The large L-shaped room looks like it contains all the objects it can hold.
Religious statues and a minister's plush chair stand along one wall. Priestly vestments hang from another wall. An old church organ sits in a corner.
There are paintings and murals, chalices and hymnals, posters, an usher's badge, a little brown chair from a Sunday school class. These these objects and others in a new exhibit, "Climbing Jacob's Ladder: The Rise of Black Churches in Eastern American Cities, 1740-1877," fairly fill the room at the Baltimore City Life Museums' Courtyard Exhibition Center, 800 E. Lombard St.
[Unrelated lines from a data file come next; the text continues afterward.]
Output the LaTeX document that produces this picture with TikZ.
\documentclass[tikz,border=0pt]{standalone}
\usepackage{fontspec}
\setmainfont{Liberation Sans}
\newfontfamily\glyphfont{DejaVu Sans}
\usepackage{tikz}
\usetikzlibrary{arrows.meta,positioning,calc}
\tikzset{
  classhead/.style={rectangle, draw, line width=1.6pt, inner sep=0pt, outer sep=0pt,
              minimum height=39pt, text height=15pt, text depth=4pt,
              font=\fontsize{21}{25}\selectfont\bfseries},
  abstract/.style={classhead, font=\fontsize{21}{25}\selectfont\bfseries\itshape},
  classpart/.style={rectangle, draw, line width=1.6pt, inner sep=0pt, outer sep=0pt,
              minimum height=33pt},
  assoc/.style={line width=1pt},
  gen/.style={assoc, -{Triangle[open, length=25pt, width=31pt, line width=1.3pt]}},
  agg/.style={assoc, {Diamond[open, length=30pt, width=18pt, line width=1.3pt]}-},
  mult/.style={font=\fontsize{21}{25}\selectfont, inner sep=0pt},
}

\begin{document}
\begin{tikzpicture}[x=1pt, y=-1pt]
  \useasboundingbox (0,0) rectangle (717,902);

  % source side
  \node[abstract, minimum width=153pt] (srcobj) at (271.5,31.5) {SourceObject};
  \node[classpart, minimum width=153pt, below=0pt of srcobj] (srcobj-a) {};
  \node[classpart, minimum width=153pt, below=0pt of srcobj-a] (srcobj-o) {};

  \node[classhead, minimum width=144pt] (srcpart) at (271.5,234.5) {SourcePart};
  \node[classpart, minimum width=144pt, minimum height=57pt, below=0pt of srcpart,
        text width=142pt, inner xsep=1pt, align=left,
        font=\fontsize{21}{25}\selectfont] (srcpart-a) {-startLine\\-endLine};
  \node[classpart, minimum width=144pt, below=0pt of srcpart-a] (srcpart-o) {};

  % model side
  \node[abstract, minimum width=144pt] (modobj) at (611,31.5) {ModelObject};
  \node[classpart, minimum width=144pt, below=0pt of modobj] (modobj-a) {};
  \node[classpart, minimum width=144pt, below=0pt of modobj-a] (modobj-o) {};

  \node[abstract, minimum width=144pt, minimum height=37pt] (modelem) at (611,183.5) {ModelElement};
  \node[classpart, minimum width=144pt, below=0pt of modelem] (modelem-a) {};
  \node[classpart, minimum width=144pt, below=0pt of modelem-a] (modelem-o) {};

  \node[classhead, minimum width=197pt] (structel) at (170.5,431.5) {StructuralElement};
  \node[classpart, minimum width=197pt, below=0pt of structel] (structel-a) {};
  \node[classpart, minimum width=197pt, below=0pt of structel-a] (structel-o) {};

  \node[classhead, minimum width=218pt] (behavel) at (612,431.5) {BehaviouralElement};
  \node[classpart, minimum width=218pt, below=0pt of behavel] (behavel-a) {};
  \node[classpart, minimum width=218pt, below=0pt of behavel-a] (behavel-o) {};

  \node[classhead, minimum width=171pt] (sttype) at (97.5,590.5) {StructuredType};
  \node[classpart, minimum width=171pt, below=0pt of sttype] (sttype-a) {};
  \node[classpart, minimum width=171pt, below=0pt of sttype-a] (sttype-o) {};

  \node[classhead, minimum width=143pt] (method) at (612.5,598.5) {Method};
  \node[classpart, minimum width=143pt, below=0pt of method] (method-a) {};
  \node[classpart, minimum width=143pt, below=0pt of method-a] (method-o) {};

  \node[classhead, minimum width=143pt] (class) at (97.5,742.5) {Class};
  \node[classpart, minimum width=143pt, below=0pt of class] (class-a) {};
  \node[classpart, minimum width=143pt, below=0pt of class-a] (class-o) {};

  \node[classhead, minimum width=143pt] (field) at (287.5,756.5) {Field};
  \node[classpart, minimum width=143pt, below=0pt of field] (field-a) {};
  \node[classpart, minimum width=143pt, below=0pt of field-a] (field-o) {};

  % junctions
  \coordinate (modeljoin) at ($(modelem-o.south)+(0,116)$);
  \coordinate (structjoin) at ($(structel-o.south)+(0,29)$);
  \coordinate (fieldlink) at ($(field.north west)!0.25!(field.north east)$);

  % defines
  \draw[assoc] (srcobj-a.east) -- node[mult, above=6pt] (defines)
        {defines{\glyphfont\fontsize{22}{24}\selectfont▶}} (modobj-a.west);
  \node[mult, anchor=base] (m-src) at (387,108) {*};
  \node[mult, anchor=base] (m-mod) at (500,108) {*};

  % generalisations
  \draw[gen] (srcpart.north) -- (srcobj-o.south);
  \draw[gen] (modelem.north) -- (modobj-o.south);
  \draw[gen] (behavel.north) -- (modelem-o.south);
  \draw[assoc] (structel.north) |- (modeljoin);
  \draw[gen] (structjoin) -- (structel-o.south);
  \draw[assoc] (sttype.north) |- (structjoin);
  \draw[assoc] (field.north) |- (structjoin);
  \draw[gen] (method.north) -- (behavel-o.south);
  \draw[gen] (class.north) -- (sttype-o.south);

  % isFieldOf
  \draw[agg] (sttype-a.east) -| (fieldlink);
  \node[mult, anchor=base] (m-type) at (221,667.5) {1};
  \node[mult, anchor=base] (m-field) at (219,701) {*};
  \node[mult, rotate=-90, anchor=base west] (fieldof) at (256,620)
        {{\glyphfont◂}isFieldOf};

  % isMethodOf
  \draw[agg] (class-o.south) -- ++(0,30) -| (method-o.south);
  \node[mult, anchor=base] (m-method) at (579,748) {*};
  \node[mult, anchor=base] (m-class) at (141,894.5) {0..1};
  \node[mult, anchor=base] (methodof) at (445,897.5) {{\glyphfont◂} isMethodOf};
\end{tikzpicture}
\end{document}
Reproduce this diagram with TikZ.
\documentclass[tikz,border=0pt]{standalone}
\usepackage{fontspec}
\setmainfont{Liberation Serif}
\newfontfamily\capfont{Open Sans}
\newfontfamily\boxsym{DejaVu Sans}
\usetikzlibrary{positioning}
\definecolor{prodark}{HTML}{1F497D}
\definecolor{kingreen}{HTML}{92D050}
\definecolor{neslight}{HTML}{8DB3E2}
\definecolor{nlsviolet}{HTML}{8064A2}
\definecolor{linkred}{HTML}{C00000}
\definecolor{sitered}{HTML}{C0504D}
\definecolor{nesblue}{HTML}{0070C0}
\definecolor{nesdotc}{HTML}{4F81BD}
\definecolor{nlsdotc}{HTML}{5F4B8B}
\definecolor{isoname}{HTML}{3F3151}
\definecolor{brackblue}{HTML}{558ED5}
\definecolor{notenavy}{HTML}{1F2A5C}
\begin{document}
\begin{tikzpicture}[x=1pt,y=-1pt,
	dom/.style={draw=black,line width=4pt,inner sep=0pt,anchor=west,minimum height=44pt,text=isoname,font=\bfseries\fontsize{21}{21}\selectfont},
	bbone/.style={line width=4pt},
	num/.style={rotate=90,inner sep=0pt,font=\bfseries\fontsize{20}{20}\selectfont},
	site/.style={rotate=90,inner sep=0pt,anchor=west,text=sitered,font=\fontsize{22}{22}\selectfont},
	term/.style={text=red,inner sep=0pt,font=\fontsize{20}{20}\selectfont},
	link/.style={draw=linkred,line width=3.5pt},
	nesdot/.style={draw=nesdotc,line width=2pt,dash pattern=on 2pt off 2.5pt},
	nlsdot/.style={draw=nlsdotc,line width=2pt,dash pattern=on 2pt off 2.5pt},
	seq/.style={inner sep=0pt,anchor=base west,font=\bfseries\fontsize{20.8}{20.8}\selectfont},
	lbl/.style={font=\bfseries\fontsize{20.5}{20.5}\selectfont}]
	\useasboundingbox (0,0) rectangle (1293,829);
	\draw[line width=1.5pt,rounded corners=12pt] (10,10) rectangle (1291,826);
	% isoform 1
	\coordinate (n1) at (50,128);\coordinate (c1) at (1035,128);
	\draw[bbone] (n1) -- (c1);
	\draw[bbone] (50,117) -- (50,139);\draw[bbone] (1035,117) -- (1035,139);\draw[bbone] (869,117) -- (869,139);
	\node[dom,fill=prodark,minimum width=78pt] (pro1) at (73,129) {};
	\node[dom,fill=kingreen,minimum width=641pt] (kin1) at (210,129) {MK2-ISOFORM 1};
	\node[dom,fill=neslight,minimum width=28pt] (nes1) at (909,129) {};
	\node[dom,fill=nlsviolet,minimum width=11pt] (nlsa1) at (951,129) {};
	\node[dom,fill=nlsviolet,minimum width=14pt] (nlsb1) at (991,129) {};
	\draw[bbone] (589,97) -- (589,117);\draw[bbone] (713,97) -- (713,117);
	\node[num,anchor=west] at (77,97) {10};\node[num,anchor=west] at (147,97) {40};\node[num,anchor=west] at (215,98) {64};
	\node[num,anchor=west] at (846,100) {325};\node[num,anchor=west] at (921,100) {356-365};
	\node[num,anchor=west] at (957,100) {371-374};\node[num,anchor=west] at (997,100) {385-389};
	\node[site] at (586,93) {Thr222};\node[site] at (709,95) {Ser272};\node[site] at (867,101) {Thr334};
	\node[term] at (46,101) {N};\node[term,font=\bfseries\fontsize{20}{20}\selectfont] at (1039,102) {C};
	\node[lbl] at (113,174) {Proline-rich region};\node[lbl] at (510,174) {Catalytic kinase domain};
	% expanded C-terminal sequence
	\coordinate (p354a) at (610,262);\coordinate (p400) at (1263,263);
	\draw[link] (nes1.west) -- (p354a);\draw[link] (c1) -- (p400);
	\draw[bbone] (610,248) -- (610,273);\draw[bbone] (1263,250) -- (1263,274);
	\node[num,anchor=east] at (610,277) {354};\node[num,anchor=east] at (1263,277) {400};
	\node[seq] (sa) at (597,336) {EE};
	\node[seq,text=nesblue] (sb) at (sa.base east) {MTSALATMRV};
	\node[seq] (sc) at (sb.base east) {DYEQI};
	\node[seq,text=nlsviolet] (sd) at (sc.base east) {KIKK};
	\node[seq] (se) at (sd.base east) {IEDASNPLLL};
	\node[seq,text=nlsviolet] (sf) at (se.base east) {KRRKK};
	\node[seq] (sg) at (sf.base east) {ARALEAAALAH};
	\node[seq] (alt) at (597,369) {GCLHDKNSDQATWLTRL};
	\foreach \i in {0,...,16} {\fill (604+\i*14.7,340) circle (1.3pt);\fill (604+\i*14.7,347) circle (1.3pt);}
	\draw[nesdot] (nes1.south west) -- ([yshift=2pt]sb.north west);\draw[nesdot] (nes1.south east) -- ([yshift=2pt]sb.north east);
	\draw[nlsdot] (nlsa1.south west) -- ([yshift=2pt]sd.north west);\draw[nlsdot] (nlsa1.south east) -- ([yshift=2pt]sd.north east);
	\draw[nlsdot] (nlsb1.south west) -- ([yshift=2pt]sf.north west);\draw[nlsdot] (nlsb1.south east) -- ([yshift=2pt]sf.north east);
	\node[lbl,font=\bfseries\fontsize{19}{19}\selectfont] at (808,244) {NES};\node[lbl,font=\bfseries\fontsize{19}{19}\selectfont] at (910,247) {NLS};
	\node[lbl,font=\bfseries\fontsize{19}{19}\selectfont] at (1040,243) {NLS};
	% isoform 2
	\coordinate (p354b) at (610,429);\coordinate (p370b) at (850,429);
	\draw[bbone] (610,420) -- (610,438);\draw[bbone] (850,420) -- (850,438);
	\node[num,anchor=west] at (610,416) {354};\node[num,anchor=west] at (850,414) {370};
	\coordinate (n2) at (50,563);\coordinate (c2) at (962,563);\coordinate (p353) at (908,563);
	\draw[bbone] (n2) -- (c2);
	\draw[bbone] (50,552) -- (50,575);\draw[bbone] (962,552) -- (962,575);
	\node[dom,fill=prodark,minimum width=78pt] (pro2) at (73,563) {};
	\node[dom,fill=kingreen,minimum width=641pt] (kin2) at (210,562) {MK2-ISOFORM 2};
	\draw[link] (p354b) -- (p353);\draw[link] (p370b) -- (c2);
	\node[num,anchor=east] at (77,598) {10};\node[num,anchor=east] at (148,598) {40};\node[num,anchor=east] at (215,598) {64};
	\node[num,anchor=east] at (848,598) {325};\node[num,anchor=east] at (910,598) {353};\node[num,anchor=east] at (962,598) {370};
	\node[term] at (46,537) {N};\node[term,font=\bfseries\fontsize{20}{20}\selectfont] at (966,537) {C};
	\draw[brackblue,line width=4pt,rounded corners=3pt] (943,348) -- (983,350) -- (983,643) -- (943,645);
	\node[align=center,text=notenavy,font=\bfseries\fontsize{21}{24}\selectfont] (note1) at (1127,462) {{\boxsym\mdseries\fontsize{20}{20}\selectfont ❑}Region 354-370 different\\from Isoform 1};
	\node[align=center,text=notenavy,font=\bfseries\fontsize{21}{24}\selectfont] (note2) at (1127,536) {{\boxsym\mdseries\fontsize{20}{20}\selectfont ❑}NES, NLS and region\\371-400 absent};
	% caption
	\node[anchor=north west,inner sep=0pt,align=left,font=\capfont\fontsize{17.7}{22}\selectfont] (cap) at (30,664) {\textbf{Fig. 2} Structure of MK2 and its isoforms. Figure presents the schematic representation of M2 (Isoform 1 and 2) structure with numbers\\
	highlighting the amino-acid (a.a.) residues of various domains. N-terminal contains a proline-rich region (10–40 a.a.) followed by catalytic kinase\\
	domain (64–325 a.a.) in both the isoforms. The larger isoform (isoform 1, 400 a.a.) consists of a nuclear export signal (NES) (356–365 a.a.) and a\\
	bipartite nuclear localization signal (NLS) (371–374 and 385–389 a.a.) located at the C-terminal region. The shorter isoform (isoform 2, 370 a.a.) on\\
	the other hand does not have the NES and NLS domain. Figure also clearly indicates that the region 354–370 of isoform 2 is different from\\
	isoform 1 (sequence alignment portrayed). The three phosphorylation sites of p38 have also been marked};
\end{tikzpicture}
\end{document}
And yet, walking through the exhibit, project director Barry Kessler sighs and says, "We could have used twice the space, had twice as many objects and spent 20 times the money we spent, and we still wouldn't have told the entire history of the black churches."
But with some 100 pieces lent by local churches and by the Smithsonian Institution's Anacostia Museum, the show resonates with the grace and humanity of black Americans who combined African customs with those of the white Christian church to form a distinct and powerful way of worship.
The years in the exhibit's title were set by the Smithsonian, Kessler explains. The Washington museum chipped in five colorful banners bearing the titles of old spirituals and 16 large informational panels that cover various aspects of the black church's development.
Building on that base, the staff of the City Life Museums asked ministers and historians at 20 local black churches to contribute objects to the show.
The Baltimore material makes up about 80 percent of the exhibit, says Kessler. The local objects also bring the exhibit up to contemporary times.
"We wanted older people to be able to go through the show and see samples of their own history," Kessler says, referring to items from the past several decades. "This makes it a much richer exhibit."
The show is broken down into 10 themes. The project director says they suggested themselves as he sorted through the objects during the exhibit's planning stages. Among the themes are music, education, Sunday school, the pastor's wife and "Moving Uptown," which describes the black churches' northwesterly movement through the city.
Most mainstream denominations are represented in "Climbing Jacob's Ladder," including Roman Catholic, African Methodist Episcopal, Methodist, Baptist, Presbyterian, United Church of Christ and Episcopal, along with Community and Holiness churches.
"Someone joked it's a miracle how we have all these different factions side by side in the same room," Kessler says.
"Climbing Jacob's Ladder" continues through Aug. 11. In conjunction with the exhibit, the City Life Museums will offer a concert, lectures, a video presentation and a workshop on how to preserve church records.